Overview (Archived)

❗️

DEPRECATED PAGE

This page is deprecated. The new deployment pages are here:

Introduction

This document's purpose is to outline the deployment requirements and procedure for clients who choose to perform a single-tenant deployment in their private AWS environments.

TetraScience Data Integration Platform is a multi-tenant SaaS platform that can be configured for use by a single tenant only and deployed into any AWS account that meets the installation requirements. The AWS account can be controlled and managed by the customer or by TetraScience.

We highly recommend our clients to use our multi-tenant SaaS platform as it is the most reliable, secure and cost-effective option, that will save clients significant effort and have the most up-to-date features. When using multi-tenant, the only component that needs to be deployed is the TetraScience DataHub, which is also required for single-tenant deployments.

The TetraScience Data Integration Platform is deployed from two CloudFormation stacks, each containing multiple nested stacks. The stacks are packaged, versioned and made available to clients as AWS ServiceCatalog products.
Application code is containerized and runs on Amazon’s Elastic Container Service and Elastic Kubernetes Service. Some code is also running in AWS Lambda. Data is stored in S3 while resource-intensive auxiliary services like ElasticSearch, EKS and Postgres Database have their dedicated clusters. This diagram from the Security section shows the interaction between components.

A full list of currently required AWS services is included below. New features and updates may require additional AWS services not mentioned in the list.

The TetraScience Data Integration Platform is not a simple application and cannot be treated as such. It is a collection of tightly coupled open and closed source software that heavily leverages AWS services for reliability, ease of use, scalability and low cost. While certain feature modules may be disabled, the core platform is fixed.

Installation Requirements

  1. A dedicated greenfield AWS account
  2. Deployment is performed by an user with AWS full admin privileges
  3. At least two /24 private subnets in different AZs
  4. At least two /28 public subnets in different AZs (if the deployment will be accessible from Internet)
  5. VPC DHCP options allow resolving Route53 domains
  6. All AWS Service Endpoints are reachable from the subnets

Security and AWS IAM

We use AWS Identity and Access Management (IAM) to manage permissions for the deployed services. In a nutshell, AWS IAM controls who (authenticated entity/user) can do what (permission) and to whom (resource).

IAM Policies define what can be done and to whom.

  • Policies can be grouped in IAM Roles; they can also be attached to a User, or to another entity as an inline policy.
  • Roles can be assigned to IAM Users.
  • Code running inside AWS (like ECS containers or Lambda Functions), has its permissions restricted via the same mechanisms (IAM Roles and Policies).

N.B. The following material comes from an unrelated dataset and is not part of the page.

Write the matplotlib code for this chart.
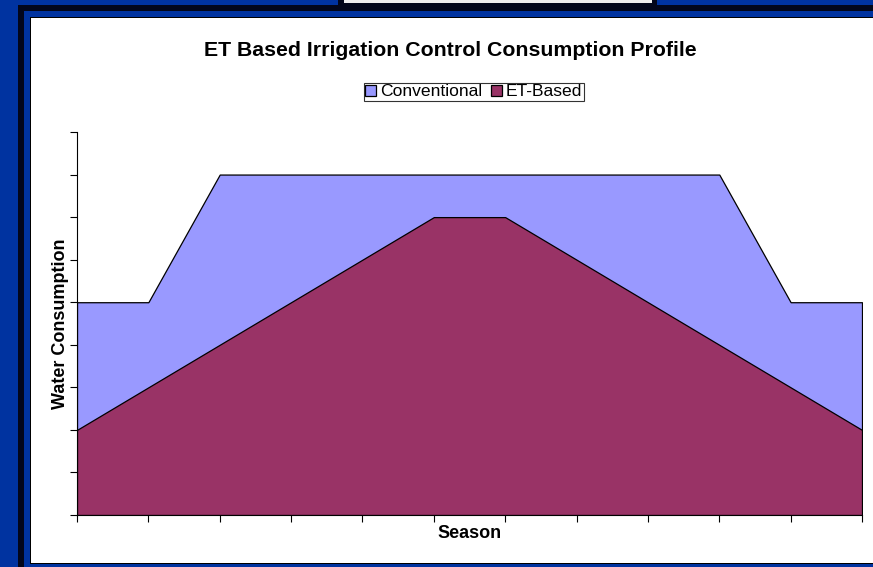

In our case, Single-Tenant deployments from ServiceCatalog need to be performed by an user with Admin rights in the target AWS account. During deployment, CloudFormation will create various Roles and Policies which are then attached to our resources, allowing, for instance, a service to publish messages to a queue, or a lambda function to write data to a S3 bucket.

When assigning permissions, we follow the principle of least privilege, giving each entity the minimum permissions required to do the job, and no more:

  • We do NOT create any IAM users via CloudFormation
  • We do NOT grant any cross-account permissions
  • All the roles and policies are defined in CloudFormation templates which are shared with the customers and can be inspected at will.
    TetraScience engineers have by default no access to the deployed infrastructure and data, however it is strongly recommended for them to be given at least read-only CloudWatch logs access for troubleshooting and root cause analysis.

Currently Used AWS Services

The target environment must have the ability to support any and all AWS services. The Required AWS Service topic provides more details on the major services required for the deployment of the Data Integration Platform.

Commonly Encountered Issues

  • Custom DNS resolvers: Some organizations configure custom DNS resolvers (via DHCP) for EC2 instances in their VPCs. For the TetraScience platform to function correctly, it's essential that the DNS resolver delegate to AWS's Route53 resolver for domain names such as *.internal that are outside the organization's private cloud/on-premises network.

  • Rollback: Some organizations install TetraScience using an IAM user that has permissions to create certain resources, but not destroy them. This can be a problem during rollback scenarios, because it becomes impossible to undo the upgrade and leaves the system in an intermediate state that requires manual maintenance. Organizations should provide a user with full permissions, or plan ahead for manual workarounds.